Return the material exactly, first line through the line containing "import plotly.graph_objects as go", and nothing more. Pictures stay out.

- _Material provided_:

[start]

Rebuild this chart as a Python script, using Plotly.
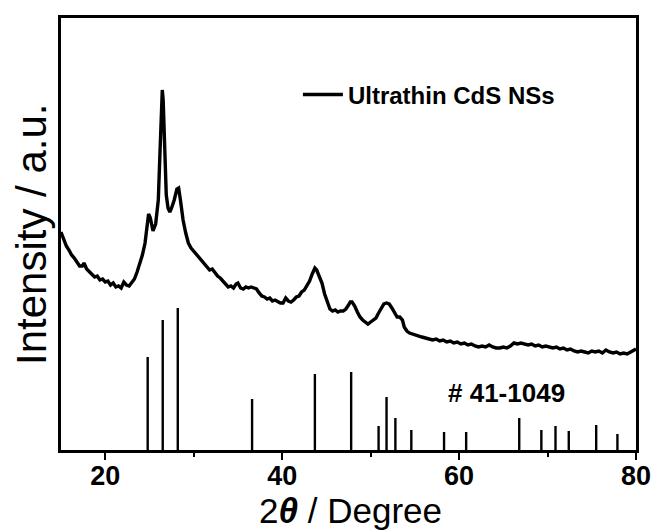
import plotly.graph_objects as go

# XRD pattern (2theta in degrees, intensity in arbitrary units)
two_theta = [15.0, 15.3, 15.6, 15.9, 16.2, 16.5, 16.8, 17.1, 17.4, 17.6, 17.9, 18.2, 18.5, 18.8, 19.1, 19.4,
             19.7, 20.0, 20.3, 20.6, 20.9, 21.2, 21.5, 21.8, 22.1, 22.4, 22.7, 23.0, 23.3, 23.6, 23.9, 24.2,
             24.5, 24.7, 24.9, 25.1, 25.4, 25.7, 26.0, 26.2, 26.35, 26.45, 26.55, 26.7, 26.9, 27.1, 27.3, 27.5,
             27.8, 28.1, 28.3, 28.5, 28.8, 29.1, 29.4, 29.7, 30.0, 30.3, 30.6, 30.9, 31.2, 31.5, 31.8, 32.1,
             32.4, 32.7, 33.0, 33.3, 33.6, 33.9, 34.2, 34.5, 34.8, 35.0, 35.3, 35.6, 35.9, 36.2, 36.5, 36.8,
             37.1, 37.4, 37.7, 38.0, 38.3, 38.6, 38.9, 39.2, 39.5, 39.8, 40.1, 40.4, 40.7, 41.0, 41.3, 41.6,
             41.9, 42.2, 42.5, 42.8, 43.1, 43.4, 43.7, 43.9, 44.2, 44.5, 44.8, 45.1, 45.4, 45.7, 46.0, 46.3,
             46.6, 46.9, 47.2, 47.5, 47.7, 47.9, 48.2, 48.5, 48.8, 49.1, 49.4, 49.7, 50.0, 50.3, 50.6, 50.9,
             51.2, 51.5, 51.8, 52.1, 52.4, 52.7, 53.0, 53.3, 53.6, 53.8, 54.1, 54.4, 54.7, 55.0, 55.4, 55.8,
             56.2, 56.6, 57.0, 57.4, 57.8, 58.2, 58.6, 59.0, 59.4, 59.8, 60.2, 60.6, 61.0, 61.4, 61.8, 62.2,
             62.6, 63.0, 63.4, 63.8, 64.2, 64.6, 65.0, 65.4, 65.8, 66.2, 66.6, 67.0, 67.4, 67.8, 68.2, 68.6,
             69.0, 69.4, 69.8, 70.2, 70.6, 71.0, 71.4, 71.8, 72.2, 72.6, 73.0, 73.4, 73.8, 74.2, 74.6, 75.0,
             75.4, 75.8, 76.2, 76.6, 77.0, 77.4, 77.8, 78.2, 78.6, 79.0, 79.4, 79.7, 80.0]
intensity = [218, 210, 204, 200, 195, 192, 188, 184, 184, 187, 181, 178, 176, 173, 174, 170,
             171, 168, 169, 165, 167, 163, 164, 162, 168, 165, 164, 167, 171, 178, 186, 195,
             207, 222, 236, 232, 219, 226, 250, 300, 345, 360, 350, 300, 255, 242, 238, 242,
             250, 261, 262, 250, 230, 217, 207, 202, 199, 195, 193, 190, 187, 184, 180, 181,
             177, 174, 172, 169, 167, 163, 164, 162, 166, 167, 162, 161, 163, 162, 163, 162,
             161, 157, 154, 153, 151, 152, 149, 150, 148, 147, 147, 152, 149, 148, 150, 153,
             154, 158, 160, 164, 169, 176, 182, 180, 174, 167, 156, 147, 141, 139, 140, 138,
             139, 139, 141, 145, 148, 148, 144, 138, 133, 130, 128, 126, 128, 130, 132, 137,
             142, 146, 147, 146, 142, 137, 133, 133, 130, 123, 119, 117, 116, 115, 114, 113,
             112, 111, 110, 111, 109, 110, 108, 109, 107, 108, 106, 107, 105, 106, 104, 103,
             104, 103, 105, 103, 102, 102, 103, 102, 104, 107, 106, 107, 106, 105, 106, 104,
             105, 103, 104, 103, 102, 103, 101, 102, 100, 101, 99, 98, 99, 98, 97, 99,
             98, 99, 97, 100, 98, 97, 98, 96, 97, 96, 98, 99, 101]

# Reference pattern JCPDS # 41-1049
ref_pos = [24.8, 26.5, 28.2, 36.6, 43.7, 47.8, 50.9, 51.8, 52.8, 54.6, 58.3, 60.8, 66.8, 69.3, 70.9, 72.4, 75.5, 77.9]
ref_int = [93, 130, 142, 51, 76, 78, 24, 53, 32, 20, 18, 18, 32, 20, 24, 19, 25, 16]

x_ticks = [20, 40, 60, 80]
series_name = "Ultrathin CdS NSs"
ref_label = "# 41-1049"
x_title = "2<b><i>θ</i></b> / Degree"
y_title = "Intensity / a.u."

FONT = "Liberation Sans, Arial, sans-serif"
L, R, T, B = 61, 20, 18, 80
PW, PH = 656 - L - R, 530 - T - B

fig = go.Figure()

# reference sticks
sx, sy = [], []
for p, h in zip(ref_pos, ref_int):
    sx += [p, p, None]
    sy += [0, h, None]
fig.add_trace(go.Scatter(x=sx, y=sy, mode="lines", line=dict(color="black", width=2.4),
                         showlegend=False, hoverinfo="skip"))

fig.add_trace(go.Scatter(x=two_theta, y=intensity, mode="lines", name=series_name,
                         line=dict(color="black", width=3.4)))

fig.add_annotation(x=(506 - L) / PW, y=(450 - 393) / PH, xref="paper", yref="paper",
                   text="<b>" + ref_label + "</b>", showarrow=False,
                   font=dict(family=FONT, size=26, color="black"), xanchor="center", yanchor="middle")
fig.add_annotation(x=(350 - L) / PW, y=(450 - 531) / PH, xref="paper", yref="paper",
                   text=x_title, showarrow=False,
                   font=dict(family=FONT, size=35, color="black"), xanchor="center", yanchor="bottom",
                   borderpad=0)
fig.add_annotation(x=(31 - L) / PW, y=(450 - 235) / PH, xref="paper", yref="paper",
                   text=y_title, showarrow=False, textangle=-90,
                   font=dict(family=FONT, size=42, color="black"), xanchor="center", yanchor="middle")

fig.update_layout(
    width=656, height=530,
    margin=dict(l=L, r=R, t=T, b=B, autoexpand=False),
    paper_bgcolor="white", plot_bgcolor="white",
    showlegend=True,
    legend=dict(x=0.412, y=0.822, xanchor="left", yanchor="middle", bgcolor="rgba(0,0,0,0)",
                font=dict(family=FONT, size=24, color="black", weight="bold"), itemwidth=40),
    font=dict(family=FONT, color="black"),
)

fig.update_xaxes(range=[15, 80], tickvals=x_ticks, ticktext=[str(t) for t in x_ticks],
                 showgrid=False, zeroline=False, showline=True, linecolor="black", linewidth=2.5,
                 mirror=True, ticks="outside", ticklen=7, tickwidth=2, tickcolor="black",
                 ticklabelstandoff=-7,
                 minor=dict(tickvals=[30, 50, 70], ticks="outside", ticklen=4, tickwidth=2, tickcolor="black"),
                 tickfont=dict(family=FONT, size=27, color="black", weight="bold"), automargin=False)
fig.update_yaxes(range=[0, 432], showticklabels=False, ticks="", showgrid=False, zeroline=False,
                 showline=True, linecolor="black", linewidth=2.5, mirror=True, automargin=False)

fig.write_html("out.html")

[end]

- _Exercise result_:
Rebuild this chart as a Python script, using Plotly.
import plotly.graph_objects as go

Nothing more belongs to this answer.